● **Work instructions**
Using the listing below, output only the lines from the one that contains "Rebuild this chart" through the one that contains "DTLZ1_100_OUT = []", inclusive, exactly as given and without images.

● **Data rows**
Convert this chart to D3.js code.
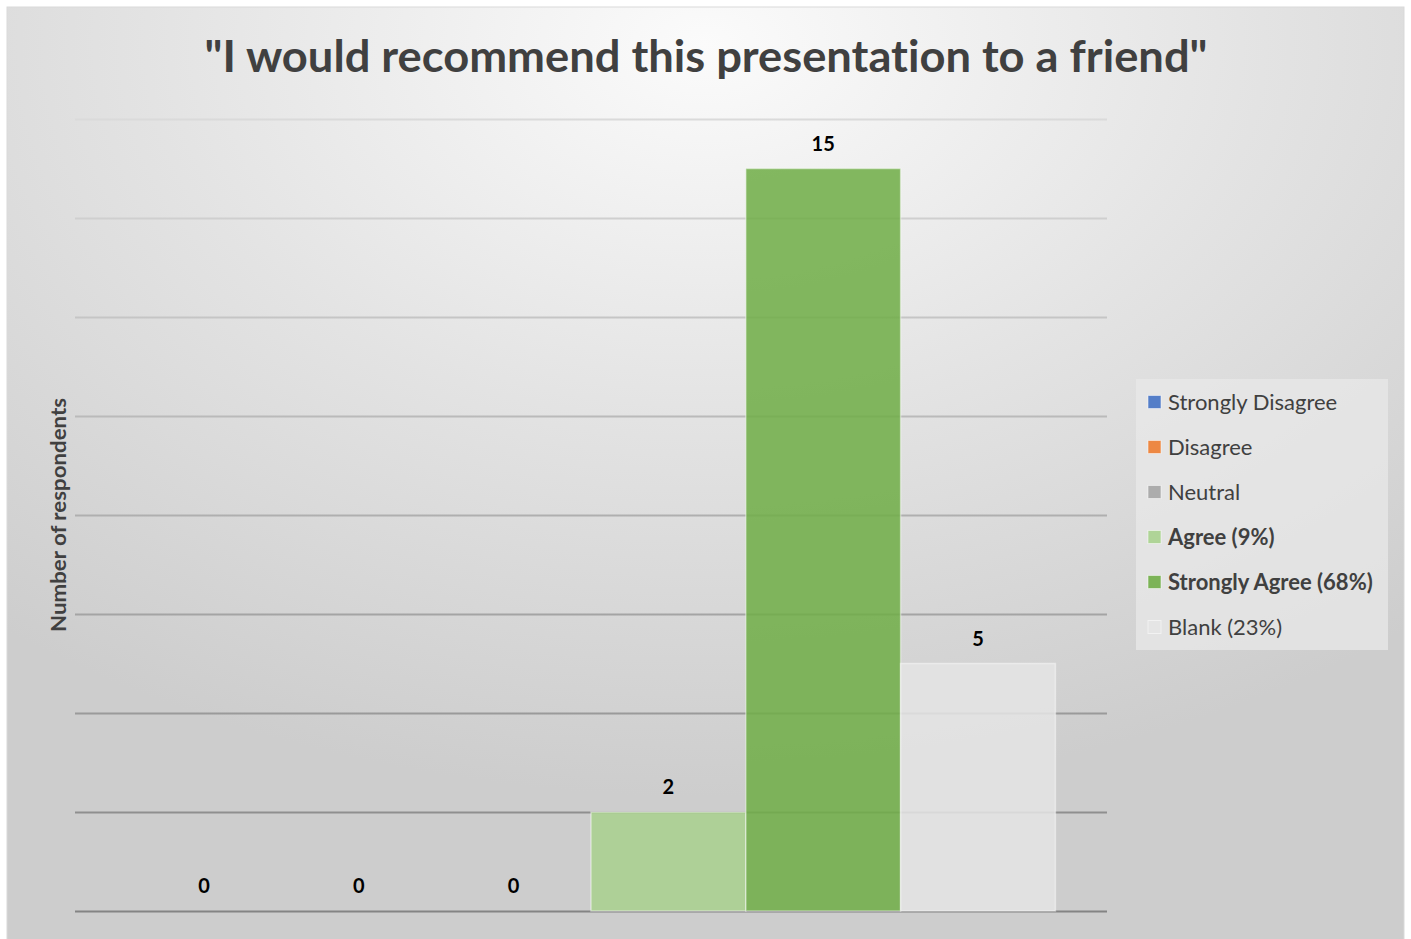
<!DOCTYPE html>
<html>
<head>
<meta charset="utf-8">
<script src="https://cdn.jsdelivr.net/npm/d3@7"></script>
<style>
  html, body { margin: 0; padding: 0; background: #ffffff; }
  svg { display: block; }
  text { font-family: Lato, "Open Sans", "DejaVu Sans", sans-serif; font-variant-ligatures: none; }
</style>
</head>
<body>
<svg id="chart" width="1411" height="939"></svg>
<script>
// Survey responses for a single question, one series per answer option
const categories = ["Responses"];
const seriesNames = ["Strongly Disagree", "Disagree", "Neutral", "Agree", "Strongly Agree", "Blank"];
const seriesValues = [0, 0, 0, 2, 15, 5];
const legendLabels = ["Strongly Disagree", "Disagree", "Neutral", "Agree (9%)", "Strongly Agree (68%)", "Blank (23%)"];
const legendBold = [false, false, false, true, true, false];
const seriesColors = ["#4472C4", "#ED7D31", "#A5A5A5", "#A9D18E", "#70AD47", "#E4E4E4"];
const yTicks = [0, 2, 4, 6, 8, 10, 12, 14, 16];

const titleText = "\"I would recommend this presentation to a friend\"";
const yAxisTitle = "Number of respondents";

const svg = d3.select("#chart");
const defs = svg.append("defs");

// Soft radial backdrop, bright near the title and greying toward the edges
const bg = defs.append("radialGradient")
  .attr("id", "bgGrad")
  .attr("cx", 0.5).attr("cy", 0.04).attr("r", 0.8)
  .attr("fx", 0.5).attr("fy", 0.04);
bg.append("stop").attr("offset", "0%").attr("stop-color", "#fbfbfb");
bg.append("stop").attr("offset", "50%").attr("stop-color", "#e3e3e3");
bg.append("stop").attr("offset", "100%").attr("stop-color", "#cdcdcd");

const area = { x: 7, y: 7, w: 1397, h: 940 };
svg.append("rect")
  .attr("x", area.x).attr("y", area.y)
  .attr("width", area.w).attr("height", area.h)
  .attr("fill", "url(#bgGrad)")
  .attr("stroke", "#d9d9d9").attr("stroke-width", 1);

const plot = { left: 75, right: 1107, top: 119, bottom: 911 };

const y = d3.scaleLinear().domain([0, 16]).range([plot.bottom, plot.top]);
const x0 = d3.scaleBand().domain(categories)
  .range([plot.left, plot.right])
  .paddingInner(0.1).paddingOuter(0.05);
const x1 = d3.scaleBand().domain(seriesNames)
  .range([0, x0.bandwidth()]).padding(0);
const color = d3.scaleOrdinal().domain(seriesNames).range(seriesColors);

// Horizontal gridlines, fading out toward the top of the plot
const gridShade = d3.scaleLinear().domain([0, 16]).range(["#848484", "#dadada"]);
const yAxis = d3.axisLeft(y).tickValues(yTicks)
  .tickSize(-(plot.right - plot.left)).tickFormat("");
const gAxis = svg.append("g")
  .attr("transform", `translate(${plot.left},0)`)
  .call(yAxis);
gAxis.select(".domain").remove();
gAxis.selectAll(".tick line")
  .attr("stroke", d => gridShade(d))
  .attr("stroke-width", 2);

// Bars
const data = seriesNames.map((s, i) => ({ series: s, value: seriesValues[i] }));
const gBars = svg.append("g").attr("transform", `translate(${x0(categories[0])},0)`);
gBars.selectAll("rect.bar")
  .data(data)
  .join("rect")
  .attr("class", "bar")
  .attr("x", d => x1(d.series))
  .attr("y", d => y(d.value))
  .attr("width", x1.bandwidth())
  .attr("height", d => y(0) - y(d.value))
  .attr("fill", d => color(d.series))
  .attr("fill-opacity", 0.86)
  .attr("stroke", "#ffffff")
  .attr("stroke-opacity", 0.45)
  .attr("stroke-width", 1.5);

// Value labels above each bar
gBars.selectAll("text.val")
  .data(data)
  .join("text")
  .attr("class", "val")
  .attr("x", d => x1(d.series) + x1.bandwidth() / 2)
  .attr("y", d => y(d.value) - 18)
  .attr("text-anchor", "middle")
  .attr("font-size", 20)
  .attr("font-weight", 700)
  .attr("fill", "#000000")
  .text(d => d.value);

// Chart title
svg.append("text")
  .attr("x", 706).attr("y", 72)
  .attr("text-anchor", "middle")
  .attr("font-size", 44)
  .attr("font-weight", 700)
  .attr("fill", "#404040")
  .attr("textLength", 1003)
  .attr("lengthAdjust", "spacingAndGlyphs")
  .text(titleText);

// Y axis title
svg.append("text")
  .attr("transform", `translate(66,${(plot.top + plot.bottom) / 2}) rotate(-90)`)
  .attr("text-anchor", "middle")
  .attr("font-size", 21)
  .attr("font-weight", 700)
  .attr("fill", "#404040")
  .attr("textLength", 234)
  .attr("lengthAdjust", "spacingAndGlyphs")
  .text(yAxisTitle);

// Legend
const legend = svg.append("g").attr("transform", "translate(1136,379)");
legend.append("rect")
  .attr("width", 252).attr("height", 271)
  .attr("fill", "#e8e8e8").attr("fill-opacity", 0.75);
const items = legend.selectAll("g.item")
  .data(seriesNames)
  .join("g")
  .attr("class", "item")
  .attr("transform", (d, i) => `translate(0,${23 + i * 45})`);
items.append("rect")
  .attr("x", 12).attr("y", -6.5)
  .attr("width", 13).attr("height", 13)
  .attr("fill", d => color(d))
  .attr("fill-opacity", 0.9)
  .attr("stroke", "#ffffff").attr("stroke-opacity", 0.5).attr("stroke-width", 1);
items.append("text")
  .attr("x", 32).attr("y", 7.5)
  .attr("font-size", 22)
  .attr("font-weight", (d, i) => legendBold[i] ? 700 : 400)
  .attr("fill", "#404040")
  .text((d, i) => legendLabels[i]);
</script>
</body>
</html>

...

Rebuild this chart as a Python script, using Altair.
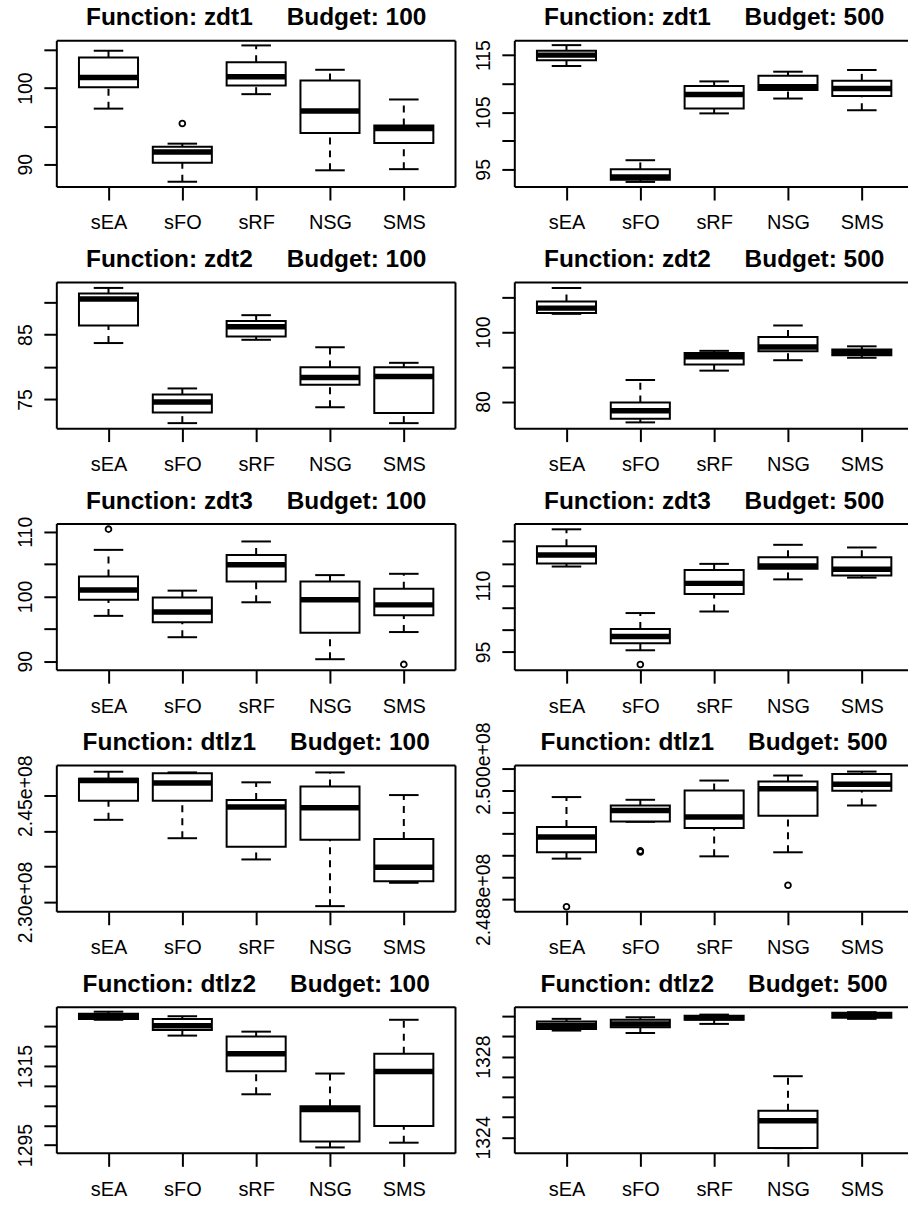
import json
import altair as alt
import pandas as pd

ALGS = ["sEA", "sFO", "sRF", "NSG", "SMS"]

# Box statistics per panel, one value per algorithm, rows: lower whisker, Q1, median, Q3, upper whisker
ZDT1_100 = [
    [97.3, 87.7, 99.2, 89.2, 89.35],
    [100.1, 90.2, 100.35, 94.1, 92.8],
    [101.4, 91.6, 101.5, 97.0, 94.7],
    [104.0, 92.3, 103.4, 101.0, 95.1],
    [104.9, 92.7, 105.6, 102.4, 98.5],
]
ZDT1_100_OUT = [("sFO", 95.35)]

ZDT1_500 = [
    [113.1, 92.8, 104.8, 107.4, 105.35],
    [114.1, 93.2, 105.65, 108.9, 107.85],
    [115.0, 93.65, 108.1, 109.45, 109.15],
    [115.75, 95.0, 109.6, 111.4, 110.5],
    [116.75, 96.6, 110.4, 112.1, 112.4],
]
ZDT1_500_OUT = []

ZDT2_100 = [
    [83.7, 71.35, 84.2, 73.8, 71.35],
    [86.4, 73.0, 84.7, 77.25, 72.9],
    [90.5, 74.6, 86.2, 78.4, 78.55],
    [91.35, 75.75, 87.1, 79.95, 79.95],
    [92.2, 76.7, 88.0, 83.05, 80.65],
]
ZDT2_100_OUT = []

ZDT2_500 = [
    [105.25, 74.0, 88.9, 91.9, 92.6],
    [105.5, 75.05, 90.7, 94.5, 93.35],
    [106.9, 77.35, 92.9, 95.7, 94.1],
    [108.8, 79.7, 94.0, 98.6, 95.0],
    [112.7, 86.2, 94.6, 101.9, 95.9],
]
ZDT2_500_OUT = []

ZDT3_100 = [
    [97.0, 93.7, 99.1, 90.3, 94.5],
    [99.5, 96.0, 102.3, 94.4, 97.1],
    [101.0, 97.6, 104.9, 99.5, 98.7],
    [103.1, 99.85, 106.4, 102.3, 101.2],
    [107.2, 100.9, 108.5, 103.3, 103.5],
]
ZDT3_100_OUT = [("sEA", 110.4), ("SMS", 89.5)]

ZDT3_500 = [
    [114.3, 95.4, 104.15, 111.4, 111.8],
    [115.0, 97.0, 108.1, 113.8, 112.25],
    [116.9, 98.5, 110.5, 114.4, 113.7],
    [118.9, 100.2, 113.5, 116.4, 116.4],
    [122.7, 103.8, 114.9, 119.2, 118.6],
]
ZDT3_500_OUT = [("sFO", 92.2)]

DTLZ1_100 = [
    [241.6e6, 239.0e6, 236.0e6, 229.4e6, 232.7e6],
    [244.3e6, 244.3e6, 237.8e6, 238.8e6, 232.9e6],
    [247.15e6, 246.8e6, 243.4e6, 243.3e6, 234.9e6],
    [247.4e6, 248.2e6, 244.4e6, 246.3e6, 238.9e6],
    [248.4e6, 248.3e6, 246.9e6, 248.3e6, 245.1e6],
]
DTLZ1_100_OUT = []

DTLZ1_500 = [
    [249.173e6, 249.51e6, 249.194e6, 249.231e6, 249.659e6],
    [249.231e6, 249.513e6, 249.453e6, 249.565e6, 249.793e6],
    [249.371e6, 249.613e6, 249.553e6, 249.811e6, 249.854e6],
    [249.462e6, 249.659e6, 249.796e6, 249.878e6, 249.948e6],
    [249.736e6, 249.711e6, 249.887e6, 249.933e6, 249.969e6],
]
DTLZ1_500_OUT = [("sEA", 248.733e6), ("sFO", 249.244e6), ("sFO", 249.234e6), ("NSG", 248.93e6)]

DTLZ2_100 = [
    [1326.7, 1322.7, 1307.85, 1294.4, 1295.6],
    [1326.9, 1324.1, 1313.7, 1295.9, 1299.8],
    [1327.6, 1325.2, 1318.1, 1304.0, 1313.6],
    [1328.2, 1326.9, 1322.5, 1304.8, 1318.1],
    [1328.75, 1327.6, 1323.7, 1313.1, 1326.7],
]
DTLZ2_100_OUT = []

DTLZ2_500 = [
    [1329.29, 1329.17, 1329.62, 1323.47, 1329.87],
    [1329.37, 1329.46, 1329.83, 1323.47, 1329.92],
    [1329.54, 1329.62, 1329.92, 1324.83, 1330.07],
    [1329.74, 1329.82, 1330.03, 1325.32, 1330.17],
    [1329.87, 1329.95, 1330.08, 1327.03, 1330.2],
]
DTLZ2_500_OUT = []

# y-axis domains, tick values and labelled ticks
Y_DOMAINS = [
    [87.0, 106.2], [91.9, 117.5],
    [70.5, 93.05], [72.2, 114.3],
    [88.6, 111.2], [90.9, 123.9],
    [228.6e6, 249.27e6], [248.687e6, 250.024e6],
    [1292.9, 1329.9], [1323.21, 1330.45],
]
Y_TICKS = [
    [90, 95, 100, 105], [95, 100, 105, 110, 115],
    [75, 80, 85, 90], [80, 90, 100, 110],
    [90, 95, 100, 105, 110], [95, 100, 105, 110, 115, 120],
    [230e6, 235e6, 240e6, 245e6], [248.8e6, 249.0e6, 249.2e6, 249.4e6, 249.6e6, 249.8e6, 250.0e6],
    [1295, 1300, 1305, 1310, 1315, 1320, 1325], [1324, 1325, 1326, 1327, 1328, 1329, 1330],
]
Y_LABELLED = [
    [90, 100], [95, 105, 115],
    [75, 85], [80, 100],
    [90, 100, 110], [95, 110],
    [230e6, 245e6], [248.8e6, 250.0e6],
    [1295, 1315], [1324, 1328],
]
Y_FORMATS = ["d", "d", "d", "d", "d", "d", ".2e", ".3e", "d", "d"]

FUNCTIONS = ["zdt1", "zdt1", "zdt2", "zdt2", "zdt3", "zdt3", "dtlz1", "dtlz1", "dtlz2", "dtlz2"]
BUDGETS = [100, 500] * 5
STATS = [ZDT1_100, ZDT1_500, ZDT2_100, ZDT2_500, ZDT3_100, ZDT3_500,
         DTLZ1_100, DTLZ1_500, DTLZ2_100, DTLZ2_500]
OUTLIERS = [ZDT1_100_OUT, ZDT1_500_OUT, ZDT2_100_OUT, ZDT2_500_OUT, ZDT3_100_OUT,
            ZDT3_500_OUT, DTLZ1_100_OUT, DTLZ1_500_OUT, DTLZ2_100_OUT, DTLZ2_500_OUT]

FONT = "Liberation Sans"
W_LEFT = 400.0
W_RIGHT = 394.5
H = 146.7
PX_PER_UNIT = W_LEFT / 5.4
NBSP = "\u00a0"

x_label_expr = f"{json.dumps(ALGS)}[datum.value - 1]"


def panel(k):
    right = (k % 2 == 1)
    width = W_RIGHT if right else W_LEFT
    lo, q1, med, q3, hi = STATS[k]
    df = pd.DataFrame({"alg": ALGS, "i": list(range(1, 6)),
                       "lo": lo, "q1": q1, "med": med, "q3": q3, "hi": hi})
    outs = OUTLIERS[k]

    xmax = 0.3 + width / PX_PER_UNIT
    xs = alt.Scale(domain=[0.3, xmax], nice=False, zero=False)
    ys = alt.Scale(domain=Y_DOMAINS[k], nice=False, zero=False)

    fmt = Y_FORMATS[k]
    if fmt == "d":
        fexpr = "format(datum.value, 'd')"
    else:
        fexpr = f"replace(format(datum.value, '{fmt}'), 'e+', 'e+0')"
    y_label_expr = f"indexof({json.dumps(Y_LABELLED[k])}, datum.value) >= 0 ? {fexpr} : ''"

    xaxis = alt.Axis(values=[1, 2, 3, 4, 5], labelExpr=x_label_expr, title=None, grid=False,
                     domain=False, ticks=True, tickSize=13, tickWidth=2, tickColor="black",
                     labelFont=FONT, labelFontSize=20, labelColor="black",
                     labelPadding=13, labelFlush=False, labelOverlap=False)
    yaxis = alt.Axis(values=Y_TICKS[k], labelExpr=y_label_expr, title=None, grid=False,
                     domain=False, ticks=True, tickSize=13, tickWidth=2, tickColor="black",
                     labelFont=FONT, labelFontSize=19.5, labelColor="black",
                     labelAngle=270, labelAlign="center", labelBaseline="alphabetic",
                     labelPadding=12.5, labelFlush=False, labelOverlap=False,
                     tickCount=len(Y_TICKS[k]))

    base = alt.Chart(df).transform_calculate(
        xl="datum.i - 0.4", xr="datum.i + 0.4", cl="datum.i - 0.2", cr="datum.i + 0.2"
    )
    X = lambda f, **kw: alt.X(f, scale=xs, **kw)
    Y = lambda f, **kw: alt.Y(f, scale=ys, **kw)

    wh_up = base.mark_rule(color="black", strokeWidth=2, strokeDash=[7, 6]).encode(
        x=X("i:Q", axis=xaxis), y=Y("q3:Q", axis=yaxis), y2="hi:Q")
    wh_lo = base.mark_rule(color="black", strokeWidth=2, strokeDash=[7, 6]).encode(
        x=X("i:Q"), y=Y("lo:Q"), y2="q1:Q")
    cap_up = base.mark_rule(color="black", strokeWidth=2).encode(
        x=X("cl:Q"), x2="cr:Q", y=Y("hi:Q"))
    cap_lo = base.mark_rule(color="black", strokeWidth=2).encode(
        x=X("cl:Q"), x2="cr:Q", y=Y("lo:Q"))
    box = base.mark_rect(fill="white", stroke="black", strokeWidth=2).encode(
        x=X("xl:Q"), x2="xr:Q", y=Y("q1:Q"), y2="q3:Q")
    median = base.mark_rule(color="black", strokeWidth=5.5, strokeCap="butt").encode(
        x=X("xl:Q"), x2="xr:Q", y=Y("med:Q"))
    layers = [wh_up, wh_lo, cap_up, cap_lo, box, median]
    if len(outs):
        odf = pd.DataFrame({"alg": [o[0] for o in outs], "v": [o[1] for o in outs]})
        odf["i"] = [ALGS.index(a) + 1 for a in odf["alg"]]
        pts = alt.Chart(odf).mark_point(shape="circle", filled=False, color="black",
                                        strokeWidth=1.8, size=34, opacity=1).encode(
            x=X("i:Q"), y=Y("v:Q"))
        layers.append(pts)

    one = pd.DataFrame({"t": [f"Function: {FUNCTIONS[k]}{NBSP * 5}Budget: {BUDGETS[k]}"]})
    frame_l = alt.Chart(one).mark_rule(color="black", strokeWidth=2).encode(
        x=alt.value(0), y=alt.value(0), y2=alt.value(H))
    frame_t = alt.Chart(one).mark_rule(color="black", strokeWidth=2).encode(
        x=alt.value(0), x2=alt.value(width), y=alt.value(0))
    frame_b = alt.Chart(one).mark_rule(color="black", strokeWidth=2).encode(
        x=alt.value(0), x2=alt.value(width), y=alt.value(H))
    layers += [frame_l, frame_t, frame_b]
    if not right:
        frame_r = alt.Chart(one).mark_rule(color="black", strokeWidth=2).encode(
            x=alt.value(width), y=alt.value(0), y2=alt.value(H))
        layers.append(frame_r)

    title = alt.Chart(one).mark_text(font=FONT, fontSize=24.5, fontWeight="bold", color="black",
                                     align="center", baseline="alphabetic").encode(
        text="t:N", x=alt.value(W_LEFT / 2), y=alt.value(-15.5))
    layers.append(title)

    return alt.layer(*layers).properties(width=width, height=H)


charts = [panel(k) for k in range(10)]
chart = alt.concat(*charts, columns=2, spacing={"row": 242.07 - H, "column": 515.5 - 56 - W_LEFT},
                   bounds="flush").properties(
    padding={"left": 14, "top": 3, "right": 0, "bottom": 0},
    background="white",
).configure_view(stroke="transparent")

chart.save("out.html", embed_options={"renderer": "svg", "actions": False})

● **Result of this task**
Rebuild this chart as a Python script, using Altair.
import json
import altair as alt
import pandas as pd

ALGS = ["sEA", "sFO", "sRF", "NSG", "SMS"]

# Box statistics per panel, one value per algorithm, rows: lower whisker, Q1, median, Q3, upper whisker
ZDT1_100 = [
    [97.3, 87.7, 99.2, 89.2, 89.35],
    [100.1, 90.2, 100.35, 94.1, 92.8],
    [101.4, 91.6, 101.5, 97.0, 94.7],
    [104.0, 92.3, 103.4, 101.0, 95.1],
    [104.9, 92.7, 105.6, 102.4, 98.5],
]
ZDT1_100_OUT = [("sFO", 95.35)]

ZDT1_500 = [
    [113.1, 92.8, 104.8, 107.4, 105.35],
    [114.1, 93.2, 105.65, 108.9, 107.85],
    [115.0, 93.65, 108.1, 109.45, 109.15],
    [115.75, 95.0, 109.6, 111.4, 110.5],
    [116.75, 96.6, 110.4, 112.1, 112.4],
]
ZDT1_500_OUT = []

ZDT2_100 = [
    [83.7, 71.35, 84.2, 73.8, 71.35],
    [86.4, 73.0, 84.7, 77.25, 72.9],
    [90.5, 74.6, 86.2, 78.4, 78.55],
    [91.35, 75.75, 87.1, 79.95, 79.95],
    [92.2, 76.7, 88.0, 83.05, 80.65],
]
ZDT2_100_OUT = []

ZDT2_500 = [
    [105.25, 74.0, 88.9, 91.9, 92.6],
    [105.5, 75.05, 90.7, 94.5, 93.35],
    [106.9, 77.35, 92.9, 95.7, 94.1],
    [108.8, 79.7, 94.0, 98.6, 95.0],
    [112.7, 86.2, 94.6, 101.9, 95.9],
]
ZDT2_500_OUT = []

ZDT3_100 = [
    [97.0, 93.7, 99.1, 90.3, 94.5],
    [99.5, 96.0, 102.3, 94.4, 97.1],
    [101.0, 97.6, 104.9, 99.5, 98.7],
    [103.1, 99.85, 106.4, 102.3, 101.2],
    [107.2, 100.9, 108.5, 103.3, 103.5],
]
ZDT3_100_OUT = [("sEA", 110.4), ("SMS", 89.5)]

ZDT3_500 = [
    [114.3, 95.4, 104.15, 111.4, 111.8],
    [115.0, 97.0, 108.1, 113.8, 112.25],
    [116.9, 98.5, 110.5, 114.4, 113.7],
    [118.9, 100.2, 113.5, 116.4, 116.4],
    [122.7, 103.8, 114.9, 119.2, 118.6],
]
ZDT3_500_OUT = [("sFO", 92.2)]

DTLZ1_100 = [
    [241.6e6, 239.0e6, 236.0e6, 229.4e6, 232.7e6],
    [244.3e6, 244.3e6, 237.8e6, 238.8e6, 232.9e6],
    [247.15e6, 246.8e6, 243.4e6, 243.3e6, 234.9e6],
    [247.4e6, 248.2e6, 244.4e6, 246.3e6, 238.9e6],
    [248.4e6, 248.3e6, 246.9e6, 248.3e6, 245.1e6],
]
DTLZ1_100_OUT = []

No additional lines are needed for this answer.